I n the great and growing debate over globalization and outsourcing, there are always new arguments from both sides — from those who look upon these recent developments as a boon to the world economy and those who look upon the same developments as certain to bring gloom to the world economy. One of the latest and most novel arguments in favor of the United States keeping its doors open to outsourced goods and services is based on the history of “free trade” within the United States itself.

“We rarely realize,” Virginia Postrel writes in The New York Times, “that the United States is one giant free-trade zone. Businesses can move their plants, investors can move their money, and workers can move themselves from region to region without government permission.” She notes that, in this mini-free-trade world, there has been no race to the bottom. So why should we worry about outsourcing jobs to China, India, Mexico and other countries where wages are a tiny fraction of what they are in the United States?

Actually, at one time Uncle Sam did worry, and with good reason. The textile industry that started in New England had high wage standards. It also had union agreements. So textile corporations decided to “outsource.” They moved their plants, en masse, out of New England and into Dixie, where wages were much lower and where the labor movement was almost helpless in counties where the local governing agencies and their police made life intolerable for a union organizer.

The outsourcing of work by textile companies set an example for other companies originally based in the North, such labor-intensive industries as apparel, shoes, toys and novelties. Indeed, the resulting lowered wages were one cause of the Great Depression.

Then came the New Deal under President Franklin Roosevelt. The Fair Labor Standards Act was passed, establishing a legal floor to wages and a legal limit to the hours of work in a day or week. Hours worked beyond that standard had to be compensated at time-and-a-half. A National Labor Relations Act was passed that encouraged the growth of unions and obliged employers to bargain in good faith with any union selected by a majority of employees. In due time, other universal standards were established. Employers had to contribute to a federal fund and state funds to provide unemployment insurance and social security. Child labor was outlawed. Occupational safety and health standards were established to reduce the hazards of the workplace. And employers were obligated to live under these all-encompassing rules and regulations, no matter where they were in the United States.

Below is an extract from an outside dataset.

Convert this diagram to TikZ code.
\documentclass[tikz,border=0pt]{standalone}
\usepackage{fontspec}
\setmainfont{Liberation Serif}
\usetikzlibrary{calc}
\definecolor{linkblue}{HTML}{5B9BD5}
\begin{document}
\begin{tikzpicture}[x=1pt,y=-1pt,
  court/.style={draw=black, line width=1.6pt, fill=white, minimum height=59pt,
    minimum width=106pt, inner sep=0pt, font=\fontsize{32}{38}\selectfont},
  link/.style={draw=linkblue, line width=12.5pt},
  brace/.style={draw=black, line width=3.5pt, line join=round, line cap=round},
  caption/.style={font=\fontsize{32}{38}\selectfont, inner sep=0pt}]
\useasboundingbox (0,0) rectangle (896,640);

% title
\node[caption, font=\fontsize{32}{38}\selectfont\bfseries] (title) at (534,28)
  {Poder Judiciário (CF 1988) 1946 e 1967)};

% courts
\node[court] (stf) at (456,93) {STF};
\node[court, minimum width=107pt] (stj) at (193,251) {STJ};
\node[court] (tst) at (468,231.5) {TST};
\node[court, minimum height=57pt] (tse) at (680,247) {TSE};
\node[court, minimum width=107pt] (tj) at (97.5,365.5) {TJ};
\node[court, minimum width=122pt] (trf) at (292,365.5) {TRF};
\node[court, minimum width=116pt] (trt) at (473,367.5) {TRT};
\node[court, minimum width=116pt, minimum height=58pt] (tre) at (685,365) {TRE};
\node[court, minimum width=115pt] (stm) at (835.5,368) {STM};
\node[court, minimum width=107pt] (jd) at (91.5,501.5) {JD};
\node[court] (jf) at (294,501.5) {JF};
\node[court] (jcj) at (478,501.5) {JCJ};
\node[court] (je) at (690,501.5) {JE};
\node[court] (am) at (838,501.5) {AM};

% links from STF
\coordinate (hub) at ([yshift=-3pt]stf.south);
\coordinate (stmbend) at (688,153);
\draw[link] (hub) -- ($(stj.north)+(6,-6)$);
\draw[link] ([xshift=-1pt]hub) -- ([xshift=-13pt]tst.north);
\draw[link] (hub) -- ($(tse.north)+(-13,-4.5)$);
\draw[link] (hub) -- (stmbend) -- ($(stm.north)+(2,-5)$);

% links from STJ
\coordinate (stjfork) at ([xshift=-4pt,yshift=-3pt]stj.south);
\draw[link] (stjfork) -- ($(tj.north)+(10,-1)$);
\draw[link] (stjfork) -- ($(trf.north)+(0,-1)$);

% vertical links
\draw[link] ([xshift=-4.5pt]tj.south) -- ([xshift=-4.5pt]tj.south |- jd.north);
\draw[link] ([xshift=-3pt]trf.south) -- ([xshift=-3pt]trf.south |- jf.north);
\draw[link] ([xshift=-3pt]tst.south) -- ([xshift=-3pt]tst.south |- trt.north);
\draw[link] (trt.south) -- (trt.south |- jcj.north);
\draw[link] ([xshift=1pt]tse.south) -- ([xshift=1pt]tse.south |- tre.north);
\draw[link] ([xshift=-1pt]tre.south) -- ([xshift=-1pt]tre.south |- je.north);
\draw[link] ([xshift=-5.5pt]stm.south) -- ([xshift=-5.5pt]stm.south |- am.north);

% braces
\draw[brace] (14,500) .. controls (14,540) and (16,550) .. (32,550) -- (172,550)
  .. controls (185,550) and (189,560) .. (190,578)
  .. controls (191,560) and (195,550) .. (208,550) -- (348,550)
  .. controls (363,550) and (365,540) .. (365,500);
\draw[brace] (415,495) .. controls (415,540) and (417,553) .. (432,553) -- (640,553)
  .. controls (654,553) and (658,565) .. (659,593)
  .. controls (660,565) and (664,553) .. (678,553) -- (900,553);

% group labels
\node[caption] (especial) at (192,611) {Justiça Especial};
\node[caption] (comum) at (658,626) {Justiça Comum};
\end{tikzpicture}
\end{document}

Thereafter, it was within these enlightened conditions that “free trade” among the states of the United States took place. If similar standards were to be established globally along the American model, would that be in the best interest of America and the other nations of the world? The answer has to be a resounding yes.

But how can it come to pass? In three steps: The first step is for the United States to get together with the European Union (and perhaps Japan) and agree on a course of action. The second step would be to go the World Trade Organization and urge it to make all future trade agreements contain provisions on labor rights. If the WTO says that this subject is off-limits for them, then we should suggest that the WTO form a partnership with the International Labor Organization, an arm of the United Nations that has been working at a labor-rights code for some eight decades and no doubt would be glad to use the enforcement power of the WTO to bring its proposals to life — and usher in a global New Deal!